Does "either A or B " preclude "both A and B"?
In mathematics, "A or B" includes "A and B".
Does "either" mean "A or B but not (A and B)" or does it include the possibility of "A and B"?
The context might be mathematics, formal logic or ordinary language.
"Either A or B" most precisely means, in symbolic logic terms, "A XOR
B", where XOR
is the "exclusive or". So yes, it means "A or B but not both". It isn't always actually used with full precision, though, so, as usual, context has to be taken into account. If somebody says, "select either A or B", for example, they definitely mean that you should not select both. If they say "if either A or B is true", though, they probably mean a non-exclusive OR
, and the condition is still true if both A and B are true. Unfortunately, if there's a generally reliable rule for telling which is meant, I'm failing to think of what it would be.

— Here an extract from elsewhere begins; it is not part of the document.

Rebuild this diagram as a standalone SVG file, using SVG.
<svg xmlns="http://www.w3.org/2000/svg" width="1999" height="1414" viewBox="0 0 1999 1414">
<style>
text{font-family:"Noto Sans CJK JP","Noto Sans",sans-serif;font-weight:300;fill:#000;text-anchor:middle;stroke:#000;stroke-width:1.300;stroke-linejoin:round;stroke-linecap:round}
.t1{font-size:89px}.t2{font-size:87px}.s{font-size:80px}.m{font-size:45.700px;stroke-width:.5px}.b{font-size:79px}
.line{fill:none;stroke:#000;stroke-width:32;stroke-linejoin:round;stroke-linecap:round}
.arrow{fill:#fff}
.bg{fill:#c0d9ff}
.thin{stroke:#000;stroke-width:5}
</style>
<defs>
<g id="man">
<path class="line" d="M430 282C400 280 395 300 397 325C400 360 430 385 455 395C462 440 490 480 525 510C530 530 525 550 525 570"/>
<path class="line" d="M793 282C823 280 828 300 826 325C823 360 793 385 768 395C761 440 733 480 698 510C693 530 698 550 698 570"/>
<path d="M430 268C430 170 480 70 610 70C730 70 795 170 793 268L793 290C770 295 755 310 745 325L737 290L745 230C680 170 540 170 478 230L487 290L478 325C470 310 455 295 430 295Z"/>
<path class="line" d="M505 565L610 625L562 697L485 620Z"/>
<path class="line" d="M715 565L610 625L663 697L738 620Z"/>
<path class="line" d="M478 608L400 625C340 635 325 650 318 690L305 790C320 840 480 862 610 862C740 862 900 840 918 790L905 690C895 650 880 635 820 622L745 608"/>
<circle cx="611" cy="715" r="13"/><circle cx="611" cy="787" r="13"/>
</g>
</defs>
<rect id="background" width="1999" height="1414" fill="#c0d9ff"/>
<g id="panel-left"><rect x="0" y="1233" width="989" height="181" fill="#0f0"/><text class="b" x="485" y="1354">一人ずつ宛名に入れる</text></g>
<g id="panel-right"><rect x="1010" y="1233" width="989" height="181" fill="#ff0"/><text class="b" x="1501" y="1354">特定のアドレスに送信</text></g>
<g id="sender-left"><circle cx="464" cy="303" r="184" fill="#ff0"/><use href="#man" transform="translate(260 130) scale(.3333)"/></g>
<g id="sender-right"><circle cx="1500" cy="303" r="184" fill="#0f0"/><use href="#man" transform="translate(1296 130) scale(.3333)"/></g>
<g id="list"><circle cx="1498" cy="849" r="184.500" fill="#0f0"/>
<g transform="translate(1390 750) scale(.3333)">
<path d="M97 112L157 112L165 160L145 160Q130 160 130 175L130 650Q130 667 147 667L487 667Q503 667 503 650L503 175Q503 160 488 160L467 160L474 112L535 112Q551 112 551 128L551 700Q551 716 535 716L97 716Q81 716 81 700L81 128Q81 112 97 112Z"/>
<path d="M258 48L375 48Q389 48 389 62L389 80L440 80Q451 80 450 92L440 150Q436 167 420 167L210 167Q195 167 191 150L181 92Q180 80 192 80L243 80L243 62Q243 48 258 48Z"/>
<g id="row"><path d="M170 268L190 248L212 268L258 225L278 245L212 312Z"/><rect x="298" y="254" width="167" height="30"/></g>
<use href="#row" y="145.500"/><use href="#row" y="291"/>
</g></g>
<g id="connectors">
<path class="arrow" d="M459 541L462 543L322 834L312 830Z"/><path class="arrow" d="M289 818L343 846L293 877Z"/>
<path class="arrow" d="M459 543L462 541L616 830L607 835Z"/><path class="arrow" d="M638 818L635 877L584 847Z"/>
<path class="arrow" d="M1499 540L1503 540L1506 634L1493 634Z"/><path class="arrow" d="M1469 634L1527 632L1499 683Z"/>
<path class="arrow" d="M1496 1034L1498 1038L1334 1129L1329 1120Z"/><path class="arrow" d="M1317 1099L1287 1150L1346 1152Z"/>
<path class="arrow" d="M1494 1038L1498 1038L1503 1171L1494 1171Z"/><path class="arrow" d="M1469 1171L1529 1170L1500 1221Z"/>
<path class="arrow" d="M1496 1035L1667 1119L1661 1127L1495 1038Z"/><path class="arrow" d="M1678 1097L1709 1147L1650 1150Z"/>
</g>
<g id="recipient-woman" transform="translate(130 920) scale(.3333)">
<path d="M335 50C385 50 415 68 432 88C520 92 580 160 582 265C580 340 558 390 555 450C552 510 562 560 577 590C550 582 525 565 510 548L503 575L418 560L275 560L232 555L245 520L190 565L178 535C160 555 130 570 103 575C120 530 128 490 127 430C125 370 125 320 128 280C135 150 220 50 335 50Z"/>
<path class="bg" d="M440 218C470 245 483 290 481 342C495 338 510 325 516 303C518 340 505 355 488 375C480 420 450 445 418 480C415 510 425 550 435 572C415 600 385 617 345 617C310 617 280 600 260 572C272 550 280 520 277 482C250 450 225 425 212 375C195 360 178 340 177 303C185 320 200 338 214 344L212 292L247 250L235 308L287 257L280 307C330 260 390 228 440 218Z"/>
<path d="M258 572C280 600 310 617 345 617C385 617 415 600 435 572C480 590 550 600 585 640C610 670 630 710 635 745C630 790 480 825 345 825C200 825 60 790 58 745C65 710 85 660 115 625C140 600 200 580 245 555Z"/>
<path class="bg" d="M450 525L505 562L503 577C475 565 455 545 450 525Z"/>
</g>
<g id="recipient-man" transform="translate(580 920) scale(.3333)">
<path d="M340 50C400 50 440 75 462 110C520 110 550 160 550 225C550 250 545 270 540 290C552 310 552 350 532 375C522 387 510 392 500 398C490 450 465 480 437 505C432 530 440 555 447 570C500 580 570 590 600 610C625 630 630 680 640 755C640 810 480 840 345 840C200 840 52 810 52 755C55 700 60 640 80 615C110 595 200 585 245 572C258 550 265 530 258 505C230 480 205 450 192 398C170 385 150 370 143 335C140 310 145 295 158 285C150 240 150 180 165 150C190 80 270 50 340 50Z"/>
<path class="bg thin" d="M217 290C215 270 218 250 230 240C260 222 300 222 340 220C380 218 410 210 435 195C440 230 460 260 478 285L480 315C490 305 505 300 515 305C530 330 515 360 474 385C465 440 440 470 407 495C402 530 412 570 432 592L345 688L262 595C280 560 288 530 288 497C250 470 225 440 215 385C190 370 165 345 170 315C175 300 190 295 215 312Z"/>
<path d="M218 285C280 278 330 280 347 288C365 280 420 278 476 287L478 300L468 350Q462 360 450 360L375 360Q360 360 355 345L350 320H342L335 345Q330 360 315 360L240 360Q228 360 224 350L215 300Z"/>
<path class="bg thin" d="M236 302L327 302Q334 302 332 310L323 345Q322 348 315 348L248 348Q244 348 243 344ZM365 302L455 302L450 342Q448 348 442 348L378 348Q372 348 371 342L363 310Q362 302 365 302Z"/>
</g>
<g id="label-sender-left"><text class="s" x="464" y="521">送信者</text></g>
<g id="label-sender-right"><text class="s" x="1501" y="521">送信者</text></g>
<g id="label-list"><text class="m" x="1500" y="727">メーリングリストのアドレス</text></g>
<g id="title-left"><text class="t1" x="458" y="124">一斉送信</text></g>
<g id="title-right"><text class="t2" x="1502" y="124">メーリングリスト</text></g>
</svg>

Without the "either", the presumption would be more toward "A OR
B", where OR
allows the case where both are true. Which is why computer geeks and propositional calculus nerds will, when asked "do you want to go to lunch now or later?", answer "yes". (Illustrating that the "either" part is implied by context as often as it's cancelled by context.)

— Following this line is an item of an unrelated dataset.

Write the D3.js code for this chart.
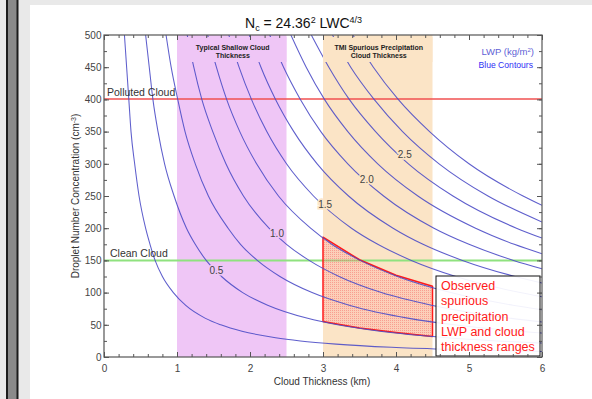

Either A or B means the same as A or B. Each can mean or used in the inclusive or exclusive sense.
Usually, the inclusive sense is used in mathematics and the exclusive sense in everyday life. In any case, further specification or context will remove any doubt.
From wikipedia:
Either/or means "one or the other." Its usage, versus the simple or structure, is often for emphatic purposes, sometimes intending to emphasize that only one option is possible, or to emphasize that there are only two options. Its use in a sentence lets the reader/listener know in advance that a list of two or more possibilities will be given.

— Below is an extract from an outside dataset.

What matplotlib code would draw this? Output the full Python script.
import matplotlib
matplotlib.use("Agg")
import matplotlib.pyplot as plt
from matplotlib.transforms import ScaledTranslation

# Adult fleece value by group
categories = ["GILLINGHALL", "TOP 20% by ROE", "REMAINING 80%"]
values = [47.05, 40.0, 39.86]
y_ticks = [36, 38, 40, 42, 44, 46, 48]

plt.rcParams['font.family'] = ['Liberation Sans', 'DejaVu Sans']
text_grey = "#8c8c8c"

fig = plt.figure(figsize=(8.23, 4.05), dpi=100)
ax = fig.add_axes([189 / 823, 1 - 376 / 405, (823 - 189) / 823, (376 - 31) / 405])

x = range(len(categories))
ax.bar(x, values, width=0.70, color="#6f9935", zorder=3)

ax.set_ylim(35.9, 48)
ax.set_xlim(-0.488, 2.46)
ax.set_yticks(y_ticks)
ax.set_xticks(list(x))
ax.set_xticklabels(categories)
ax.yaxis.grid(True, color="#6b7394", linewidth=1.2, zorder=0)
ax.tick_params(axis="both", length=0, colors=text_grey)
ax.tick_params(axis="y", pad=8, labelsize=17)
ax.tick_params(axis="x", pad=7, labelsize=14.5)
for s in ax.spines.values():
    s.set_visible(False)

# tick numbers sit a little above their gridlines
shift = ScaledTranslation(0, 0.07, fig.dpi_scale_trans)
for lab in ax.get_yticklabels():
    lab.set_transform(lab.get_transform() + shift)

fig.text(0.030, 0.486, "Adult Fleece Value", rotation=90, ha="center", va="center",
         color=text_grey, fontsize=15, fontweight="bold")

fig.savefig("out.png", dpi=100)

As you correctly recognize "or" used alone can also include the possibility of both A and B (especially important in mathematics).
How to Prove It by Vellerman, a textbook on formal logics, says
In mathematics, or always means inclusive or, unless otherwise specified, ...
and the book later uses "either ... or ..." to mean ∨.
What English sentences are represented by the following expressions?
- ...
- ¬S ∧ (L ∨ S)
- ...
Solutions
- ...
- John isn't stupid, and either he's lazy or he's stupid. ...
- ...
I don't know the origin of this phrasing, but looking at "neither ... nor ..." may help clarify.
"Neither A nor B" in logic unambiguously translates to ((not A) and (not B)).
By De Morgan's law, that expression is equivalent to (not (A or B)) so perhaps whoever established that convention thought that establishing "neither A nor B" as the logical inverse of "either A or B" would lead to the least surprise.
This differs from what I recall of my textbooks on logical circuit design.
Electrical engineers seem to use different notations for logic from formal systems people (+ and ⊕ instead of ∨ and + respectively), so the difference in interpreting "either ... or ..." may be a dialectal difference.
In mathematics or computing you do not need context to remove the uncertainty. You simply look for the presence or absence of an X before OR. In literacy, reading, writing, speaking and listening contextual interpretation is necessary. Numeracy is more precise in syntax that literacy.